What is needed —
Write out the material again word for word, dropping any images it holds.

Dataset entries
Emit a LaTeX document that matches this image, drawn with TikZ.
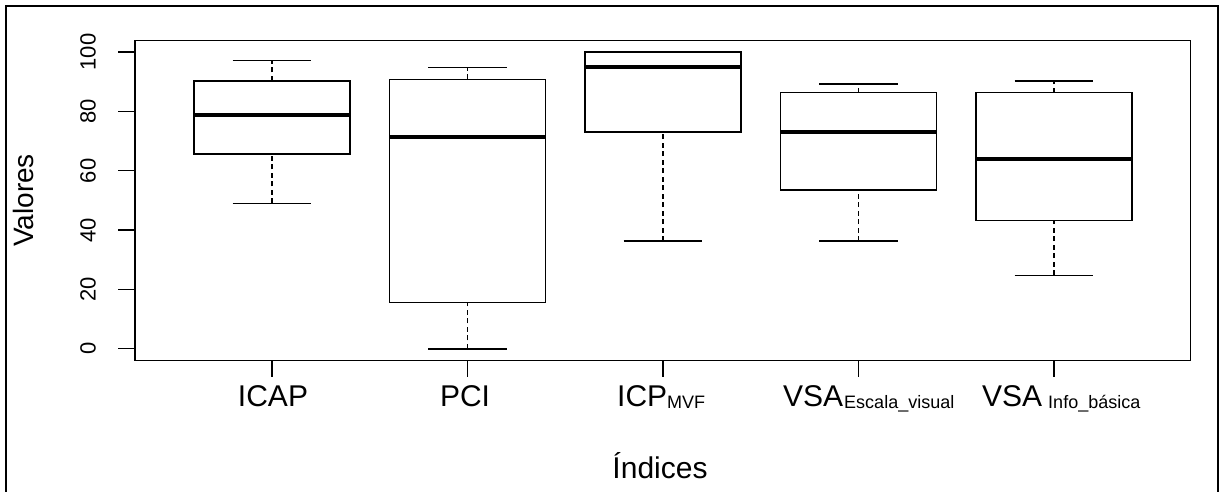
\documentclass[tikz,border=0pt]{standalone}
\usepackage{fontspec}
\setmainfont{Liberation Sans}
\newcommand\bxplot[6]{%
  \draw[whisk] (#1,#2) -- (#1,#3);
  \draw[whisk] (#1,#5) -- (#1,#6);
  \draw[boxline] ({#1-39.4},#2) -- ({#1+39.4},#2);
  \draw[boxline] ({#1-39.4},#6) -- ({#1+39.4},#6);
  \draw[boxline,fill=white] ({#1-78},#3) rectangle ({#1+78},#5);
  \draw[medline] ({#1-77.3},#4) -- ({#1+77.3},#4);
}
\begin{document}
\begin{tikzpicture}[x=1pt,y=-1pt,
  axisline/.style={line width=1.3pt},
  boxline/.style={line width=1.4pt},
  medline/.style={line width=4.5pt},
  whisk/.style={line width=1.4pt,dash pattern=on 5pt off 3.5pt},
  lab/.style={font=\fontsize{30}{30}\selectfont, inner sep=0pt},
  ticklab/.style={font=\fontsize{22}{22}\selectfont, rotate=90, inner sep=0pt}]
\useasboundingbox (0,0) rectangle (1220,492);
% outer frame
\draw[line width=2pt] (5.5,495) -- (5.5,6) -- (1217.7,6) -- (1217.7,495);
% plot box
\draw[axisline] (135,40.3) rectangle (1190.7,360.7);
% x ticks
\foreach \c in {271.9,467.4,662.9,858.4,1053.9}
  \draw[axisline] (\c,360.7) -- (\c,376.7);
% data scope
\begin{scope}[shift={(0,348.8)}, y=2.967pt]
  \foreach \v in {0,20,...,100}{
    \draw[axisline] (135,\v) -- (117.7,\v);
    \node[ticklab] (t\v) at (88,\v) {\v};
  }
  \bxplot{271.9}{49.0}{65.6}{78.8}{90.3}{97.2}
  \bxplot{467.4}{0}{15.7}{71.4}{90.8}{94.9}
  \bxplot{662.9}{36.3}{73.1}{94.9}{100}{100}
  \bxplot{858.4}{36.3}{53.5}{73.1}{86.3}{89.2}
  \bxplot{1053.9}{24.8}{43.2}{63.9}{86.3}{90.2}
\end{scope}
% labels
\node[lab, anchor=base] (l1) at (273,406) {ICAP};
\node[lab, anchor=base] (l2) at (465,406) {PCI};
\node[lab, anchor=base west] (l3) at (617,406) {ICP\raisebox{-2pt}{\fontsize{18}{18}\selectfont MVF}};
\node[lab, anchor=base west] (l4) at (783,406) {VSA\hspace{1pt}\raisebox{-2pt}{\fontsize{18}{18}\selectfont Escala\_visual}};
\node[lab, anchor=base west] (l5) at (982,406) {VSA\hspace{6pt}\raisebox{-2pt}{\fontsize{18}{18}\selectfont Info\_básica}};
\node[lab, anchor=base] (xl) at (660,478) {Índices};
\node[font=\fontsize{28}{28}\selectfont, rotate=90, inner sep=0pt] (yl) at (23,200.5) {Valores};
\end{tikzpicture}
\end{document}
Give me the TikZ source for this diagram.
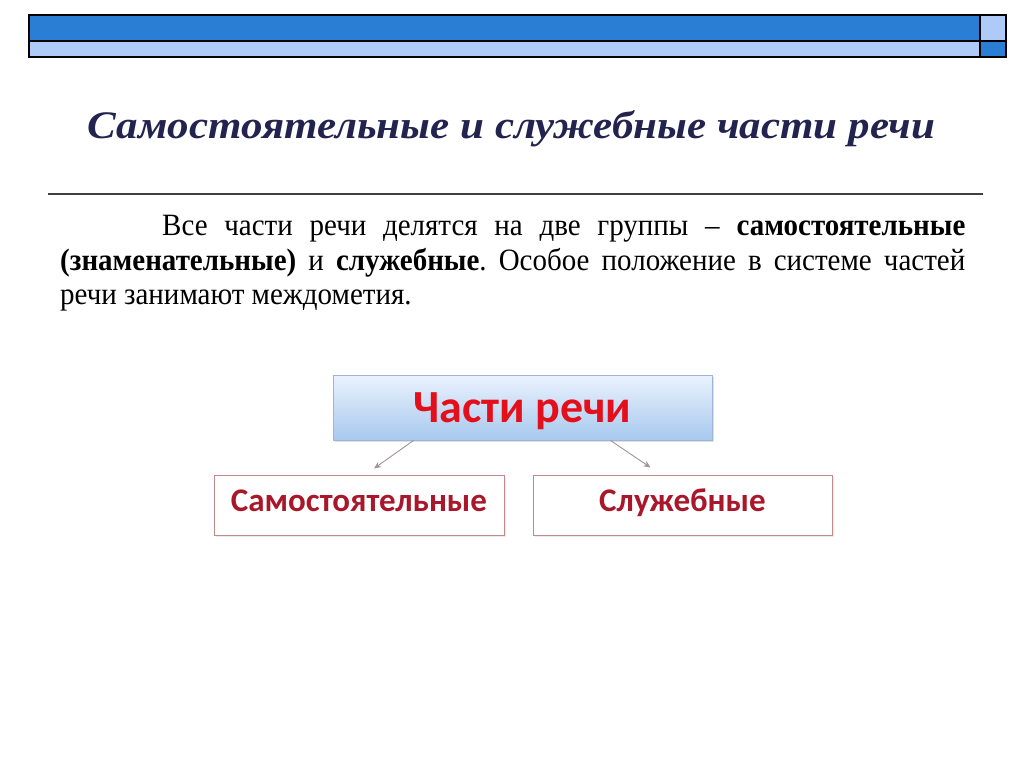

Output of the task —
Emit a LaTeX document that matches this image, drawn with TikZ.
\documentclass[tikz,border=0pt]{standalone}
\usepackage{fontspec}
\setmainfont{Liberation Sans}
\newcommand\bxplot[6]{%
  \draw[whisk] (#1,#2) -- (#1,#3);
  \draw[whisk] (#1,#5) -- (#1,#6);
  \draw[boxline] ({#1-39.4},#2) -- ({#1+39.4},#2);
  \draw[boxline] ({#1-39.4},#6) -- ({#1+39.4},#6);
  \draw[boxline,fill=white] ({#1-78},#3) rectangle ({#1+78},#5);
  \draw[medline] ({#1-77.3},#4) -- ({#1+77.3},#4);
}
\begin{document}
\begin{tikzpicture}[x=1pt,y=-1pt,
  axisline/.style={line width=1.3pt},
  boxline/.style={line width=1.4pt},
  medline/.style={line width=4.5pt},
  whisk/.style={line width=1.4pt,dash pattern=on 5pt off 3.5pt},
  lab/.style={font=\fontsize{30}{30}\selectfont, inner sep=0pt},
  ticklab/.style={font=\fontsize{22}{22}\selectfont, rotate=90, inner sep=0pt}]
\useasboundingbox (0,0) rectangle (1220,492);
% outer frame
\draw[line width=2pt] (5.5,495) -- (5.5,6) -- (1217.7,6) -- (1217.7,495);
% plot box
\draw[axisline] (135,40.3) rectangle (1190.7,360.7);
% x ticks
\foreach \c in {271.9,467.4,662.9,858.4,1053.9}
  \draw[axisline] (\c,360.7) -- (\c,376.7);
% data scope
\begin{scope}[shift={(0,348.8)}, y=2.967pt]
  \foreach \v in {0,20,...,100}{
    \draw[axisline] (135,\v) -- (117.7,\v);
    \node[ticklab] (t\v) at (88,\v) {\v};
  }
  \bxplot{271.9}{49.0}{65.6}{78.8}{90.3}{97.2}
  \bxplot{467.4}{0}{15.7}{71.4}{90.8}{94.9}
  \bxplot{662.9}{36.3}{73.1}{94.9}{100}{100}
  \bxplot{858.4}{36.3}{53.5}{73.1}{86.3}{89.2}
  \bxplot{1053.9}{24.8}{43.2}{63.9}{86.3}{90.2}
\end{scope}
% labels
\node[lab, anchor=base] (l1) at (273,406) {ICAP};
\node[lab, anchor=base] (l2) at (465,406) {PCI};
\node[lab, anchor=base west] (l3) at (617,406) {ICP\raisebox{-2pt}{\fontsize{18}{18}\selectfont MVF}};
\node[lab, anchor=base west] (l4) at (783,406) {VSA\hspace{1pt}\raisebox{-2pt}{\fontsize{18}{18}\selectfont Escala\_visual}};
\node[lab, anchor=base west] (l5) at (982,406) {VSA\hspace{6pt}\raisebox{-2pt}{\fontsize{18}{18}\selectfont Info\_básica}};
\node[lab, anchor=base] (xl) at (660,478) {Índices};
\node[font=\fontsize{28}{28}\selectfont, rotate=90, inner sep=0pt] (yl) at (23,200.5) {Valores};
\end{tikzpicture}
\end{document}
Give me the TikZ source for this diagram.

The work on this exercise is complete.